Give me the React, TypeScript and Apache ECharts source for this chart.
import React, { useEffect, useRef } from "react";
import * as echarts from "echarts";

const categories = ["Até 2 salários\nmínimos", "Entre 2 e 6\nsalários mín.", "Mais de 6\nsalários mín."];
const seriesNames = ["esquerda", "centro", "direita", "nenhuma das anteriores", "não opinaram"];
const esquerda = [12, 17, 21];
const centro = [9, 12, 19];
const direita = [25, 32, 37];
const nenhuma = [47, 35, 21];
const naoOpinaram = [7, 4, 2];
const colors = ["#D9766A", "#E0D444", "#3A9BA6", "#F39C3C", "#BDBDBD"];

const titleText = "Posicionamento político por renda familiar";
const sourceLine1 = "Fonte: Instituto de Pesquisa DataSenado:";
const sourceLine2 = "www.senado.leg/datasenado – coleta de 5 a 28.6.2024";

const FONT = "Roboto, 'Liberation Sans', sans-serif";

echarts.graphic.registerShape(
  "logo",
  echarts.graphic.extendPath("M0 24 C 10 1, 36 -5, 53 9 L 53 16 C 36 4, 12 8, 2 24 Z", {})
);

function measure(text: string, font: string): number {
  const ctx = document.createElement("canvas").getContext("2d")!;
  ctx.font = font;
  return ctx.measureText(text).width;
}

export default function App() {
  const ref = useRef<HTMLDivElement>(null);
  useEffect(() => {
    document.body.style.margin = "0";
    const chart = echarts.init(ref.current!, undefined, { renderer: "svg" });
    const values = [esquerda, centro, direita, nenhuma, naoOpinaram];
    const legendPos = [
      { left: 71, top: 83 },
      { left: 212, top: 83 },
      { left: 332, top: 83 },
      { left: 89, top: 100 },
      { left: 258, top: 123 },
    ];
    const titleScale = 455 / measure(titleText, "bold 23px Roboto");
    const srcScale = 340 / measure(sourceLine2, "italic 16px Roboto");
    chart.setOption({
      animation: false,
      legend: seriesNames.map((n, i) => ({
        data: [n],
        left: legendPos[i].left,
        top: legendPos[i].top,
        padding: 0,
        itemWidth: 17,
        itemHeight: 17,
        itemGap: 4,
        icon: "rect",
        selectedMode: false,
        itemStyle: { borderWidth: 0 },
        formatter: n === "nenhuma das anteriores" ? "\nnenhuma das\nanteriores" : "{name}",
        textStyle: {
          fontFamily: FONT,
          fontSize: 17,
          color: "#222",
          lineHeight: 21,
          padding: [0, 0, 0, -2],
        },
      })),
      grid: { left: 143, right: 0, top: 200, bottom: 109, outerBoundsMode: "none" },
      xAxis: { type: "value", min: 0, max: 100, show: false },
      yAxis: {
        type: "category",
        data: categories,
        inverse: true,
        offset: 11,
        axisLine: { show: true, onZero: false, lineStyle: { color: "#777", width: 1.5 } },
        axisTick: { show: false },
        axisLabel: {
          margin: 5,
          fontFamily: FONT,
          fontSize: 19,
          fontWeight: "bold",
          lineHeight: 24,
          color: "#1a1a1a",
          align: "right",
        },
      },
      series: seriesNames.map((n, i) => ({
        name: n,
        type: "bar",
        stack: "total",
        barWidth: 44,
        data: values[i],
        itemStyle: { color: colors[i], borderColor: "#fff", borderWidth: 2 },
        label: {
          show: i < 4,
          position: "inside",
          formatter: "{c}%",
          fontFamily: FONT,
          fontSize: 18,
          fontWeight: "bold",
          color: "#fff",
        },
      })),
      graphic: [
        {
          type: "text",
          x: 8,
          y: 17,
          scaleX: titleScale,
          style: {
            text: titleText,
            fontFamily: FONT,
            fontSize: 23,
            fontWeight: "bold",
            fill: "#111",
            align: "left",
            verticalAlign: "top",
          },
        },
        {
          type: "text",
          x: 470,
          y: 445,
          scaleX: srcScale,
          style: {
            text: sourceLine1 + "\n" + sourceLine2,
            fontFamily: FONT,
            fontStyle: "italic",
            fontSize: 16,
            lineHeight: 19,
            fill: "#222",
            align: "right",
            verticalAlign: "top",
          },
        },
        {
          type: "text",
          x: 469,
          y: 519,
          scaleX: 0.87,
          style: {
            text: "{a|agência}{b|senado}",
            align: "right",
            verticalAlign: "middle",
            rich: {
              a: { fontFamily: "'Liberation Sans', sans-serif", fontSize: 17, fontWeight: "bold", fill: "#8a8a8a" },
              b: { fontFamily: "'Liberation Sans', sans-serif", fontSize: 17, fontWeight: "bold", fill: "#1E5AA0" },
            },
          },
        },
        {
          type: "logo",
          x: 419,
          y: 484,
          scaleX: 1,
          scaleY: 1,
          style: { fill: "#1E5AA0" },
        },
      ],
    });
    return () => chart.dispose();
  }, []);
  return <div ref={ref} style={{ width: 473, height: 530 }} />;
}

• • • • • • •

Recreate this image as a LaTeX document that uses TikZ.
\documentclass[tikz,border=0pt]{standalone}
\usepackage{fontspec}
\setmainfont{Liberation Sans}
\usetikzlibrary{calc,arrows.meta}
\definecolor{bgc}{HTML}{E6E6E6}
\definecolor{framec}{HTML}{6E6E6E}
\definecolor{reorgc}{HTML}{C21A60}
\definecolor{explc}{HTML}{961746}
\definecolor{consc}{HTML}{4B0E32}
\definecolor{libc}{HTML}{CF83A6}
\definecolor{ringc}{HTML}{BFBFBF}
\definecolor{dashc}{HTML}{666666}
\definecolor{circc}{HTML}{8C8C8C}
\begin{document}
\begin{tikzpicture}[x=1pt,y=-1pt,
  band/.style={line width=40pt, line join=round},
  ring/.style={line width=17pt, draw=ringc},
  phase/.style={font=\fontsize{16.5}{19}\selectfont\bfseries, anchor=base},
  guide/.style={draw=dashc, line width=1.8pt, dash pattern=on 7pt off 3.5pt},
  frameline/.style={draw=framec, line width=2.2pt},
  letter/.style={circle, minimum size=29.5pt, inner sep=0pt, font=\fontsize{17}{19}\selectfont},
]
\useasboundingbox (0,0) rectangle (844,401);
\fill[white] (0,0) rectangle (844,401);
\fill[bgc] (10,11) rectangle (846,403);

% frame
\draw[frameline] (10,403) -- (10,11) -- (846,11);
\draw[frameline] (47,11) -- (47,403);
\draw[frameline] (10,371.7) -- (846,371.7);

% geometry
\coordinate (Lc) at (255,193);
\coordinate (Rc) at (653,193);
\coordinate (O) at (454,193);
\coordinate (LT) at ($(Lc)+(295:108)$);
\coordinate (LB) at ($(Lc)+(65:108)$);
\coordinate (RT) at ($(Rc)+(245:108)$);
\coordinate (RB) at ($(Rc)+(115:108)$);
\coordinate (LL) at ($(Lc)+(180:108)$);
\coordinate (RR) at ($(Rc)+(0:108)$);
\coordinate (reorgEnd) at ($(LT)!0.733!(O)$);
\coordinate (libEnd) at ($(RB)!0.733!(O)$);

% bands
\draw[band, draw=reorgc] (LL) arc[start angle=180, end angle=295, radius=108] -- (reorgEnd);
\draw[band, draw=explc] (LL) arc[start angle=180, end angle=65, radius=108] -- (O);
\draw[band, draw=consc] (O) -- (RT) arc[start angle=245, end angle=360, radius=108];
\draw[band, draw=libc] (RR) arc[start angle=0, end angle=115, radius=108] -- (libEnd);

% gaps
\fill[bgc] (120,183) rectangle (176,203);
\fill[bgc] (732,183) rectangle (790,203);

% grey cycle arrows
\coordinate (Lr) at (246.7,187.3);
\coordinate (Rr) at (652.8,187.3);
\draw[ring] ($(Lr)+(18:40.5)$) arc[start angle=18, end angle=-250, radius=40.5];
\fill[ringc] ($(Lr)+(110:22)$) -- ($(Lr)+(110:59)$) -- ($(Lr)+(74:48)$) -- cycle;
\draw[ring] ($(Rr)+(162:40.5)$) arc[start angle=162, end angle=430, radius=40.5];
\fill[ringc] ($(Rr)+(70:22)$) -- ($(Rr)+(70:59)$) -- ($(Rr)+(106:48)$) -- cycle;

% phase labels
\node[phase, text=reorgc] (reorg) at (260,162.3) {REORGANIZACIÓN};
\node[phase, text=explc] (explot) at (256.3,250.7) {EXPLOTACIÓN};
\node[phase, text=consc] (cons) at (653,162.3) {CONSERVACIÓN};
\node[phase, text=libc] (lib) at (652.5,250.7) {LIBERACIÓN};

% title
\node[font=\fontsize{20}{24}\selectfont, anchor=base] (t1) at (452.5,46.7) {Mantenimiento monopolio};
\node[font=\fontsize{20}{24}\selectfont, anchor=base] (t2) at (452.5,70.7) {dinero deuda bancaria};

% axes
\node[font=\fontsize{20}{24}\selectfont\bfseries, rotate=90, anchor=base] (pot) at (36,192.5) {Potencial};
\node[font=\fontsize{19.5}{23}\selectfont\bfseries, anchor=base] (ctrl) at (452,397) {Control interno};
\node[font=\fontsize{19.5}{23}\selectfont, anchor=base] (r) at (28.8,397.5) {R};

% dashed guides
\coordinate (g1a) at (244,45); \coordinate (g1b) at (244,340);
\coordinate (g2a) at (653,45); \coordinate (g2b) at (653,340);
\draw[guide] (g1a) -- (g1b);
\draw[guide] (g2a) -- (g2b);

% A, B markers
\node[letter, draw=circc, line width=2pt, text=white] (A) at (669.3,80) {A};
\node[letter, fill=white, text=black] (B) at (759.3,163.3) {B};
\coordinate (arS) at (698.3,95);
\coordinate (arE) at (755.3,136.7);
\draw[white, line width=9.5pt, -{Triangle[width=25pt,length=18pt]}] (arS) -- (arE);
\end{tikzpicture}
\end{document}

• • • • • • •

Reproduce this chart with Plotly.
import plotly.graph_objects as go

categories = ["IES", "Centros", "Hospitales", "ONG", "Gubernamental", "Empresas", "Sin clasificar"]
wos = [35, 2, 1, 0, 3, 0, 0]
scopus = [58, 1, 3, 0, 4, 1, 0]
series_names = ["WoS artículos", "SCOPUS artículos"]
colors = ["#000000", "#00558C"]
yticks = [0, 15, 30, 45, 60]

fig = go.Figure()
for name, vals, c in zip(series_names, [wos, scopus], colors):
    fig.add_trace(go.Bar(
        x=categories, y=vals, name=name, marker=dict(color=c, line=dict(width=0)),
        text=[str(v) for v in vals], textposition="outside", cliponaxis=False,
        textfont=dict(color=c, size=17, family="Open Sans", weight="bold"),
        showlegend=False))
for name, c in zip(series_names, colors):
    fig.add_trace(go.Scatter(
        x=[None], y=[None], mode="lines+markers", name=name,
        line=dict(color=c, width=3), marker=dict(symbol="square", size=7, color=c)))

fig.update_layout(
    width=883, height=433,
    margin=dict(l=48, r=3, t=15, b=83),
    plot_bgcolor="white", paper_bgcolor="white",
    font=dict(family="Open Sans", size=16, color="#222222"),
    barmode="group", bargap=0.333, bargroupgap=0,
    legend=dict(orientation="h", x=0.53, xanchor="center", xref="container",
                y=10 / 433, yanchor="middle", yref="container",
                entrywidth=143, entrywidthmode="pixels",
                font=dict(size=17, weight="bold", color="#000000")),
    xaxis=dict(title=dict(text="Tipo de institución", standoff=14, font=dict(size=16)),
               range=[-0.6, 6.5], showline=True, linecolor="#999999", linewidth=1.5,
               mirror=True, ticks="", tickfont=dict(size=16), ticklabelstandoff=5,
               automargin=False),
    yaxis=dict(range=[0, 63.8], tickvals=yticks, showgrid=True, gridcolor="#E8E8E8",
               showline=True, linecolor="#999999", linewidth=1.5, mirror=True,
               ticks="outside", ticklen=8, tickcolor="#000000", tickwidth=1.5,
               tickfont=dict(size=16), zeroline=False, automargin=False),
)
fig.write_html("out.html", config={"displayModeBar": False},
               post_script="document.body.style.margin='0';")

• • • • • • •

=== What you have to do ===
Transcribe nothing but the lines from the line with "Recreate this image" through the line with "(libEnd) at ($(RB)!0.733!(O)$);", reproducing each exactly.

=== Task answer ===
Recreate this image as a LaTeX document that uses TikZ.
\documentclass[tikz,border=0pt]{standalone}
\usepackage{fontspec}
\setmainfont{Liberation Sans}
\usetikzlibrary{calc,arrows.meta}
\definecolor{bgc}{HTML}{E6E6E6}
\definecolor{framec}{HTML}{6E6E6E}
\definecolor{reorgc}{HTML}{C21A60}
\definecolor{explc}{HTML}{961746}
\definecolor{consc}{HTML}{4B0E32}
\definecolor{libc}{HTML}{CF83A6}
\definecolor{ringc}{HTML}{BFBFBF}
\definecolor{dashc}{HTML}{666666}
\definecolor{circc}{HTML}{8C8C8C}
\begin{document}
\begin{tikzpicture}[x=1pt,y=-1pt,
  band/.style={line width=40pt, line join=round},
  ring/.style={line width=17pt, draw=ringc},
  phase/.style={font=\fontsize{16.5}{19}\selectfont\bfseries, anchor=base},
  guide/.style={draw=dashc, line width=1.8pt, dash pattern=on 7pt off 3.5pt},
  frameline/.style={draw=framec, line width=2.2pt},
  letter/.style={circle, minimum size=29.5pt, inner sep=0pt, font=\fontsize{17}{19}\selectfont},
]
\useasboundingbox (0,0) rectangle (844,401);
\fill[white] (0,0) rectangle (844,401);
\fill[bgc] (10,11) rectangle (846,403);

% frame
\draw[frameline] (10,403) -- (10,11) -- (846,11);
\draw[frameline] (47,11) -- (47,403);
\draw[frameline] (10,371.7) -- (846,371.7);

% geometry
\coordinate (Lc) at (255,193);
\coordinate (Rc) at (653,193);
\coordinate (O) at (454,193);
\coordinate (LT) at ($(Lc)+(295:108)$);
\coordinate (LB) at ($(Lc)+(65:108)$);
\coordinate (RT) at ($(Rc)+(245:108)$);
\coordinate (RB) at ($(Rc)+(115:108)$);
\coordinate (LL) at ($(Lc)+(180:108)$);
\coordinate (RR) at ($(Rc)+(0:108)$);
\coordinate (reorgEnd) at ($(LT)!0.733!(O)$);
\coordinate (libEnd) at ($(RB)!0.733!(O)$);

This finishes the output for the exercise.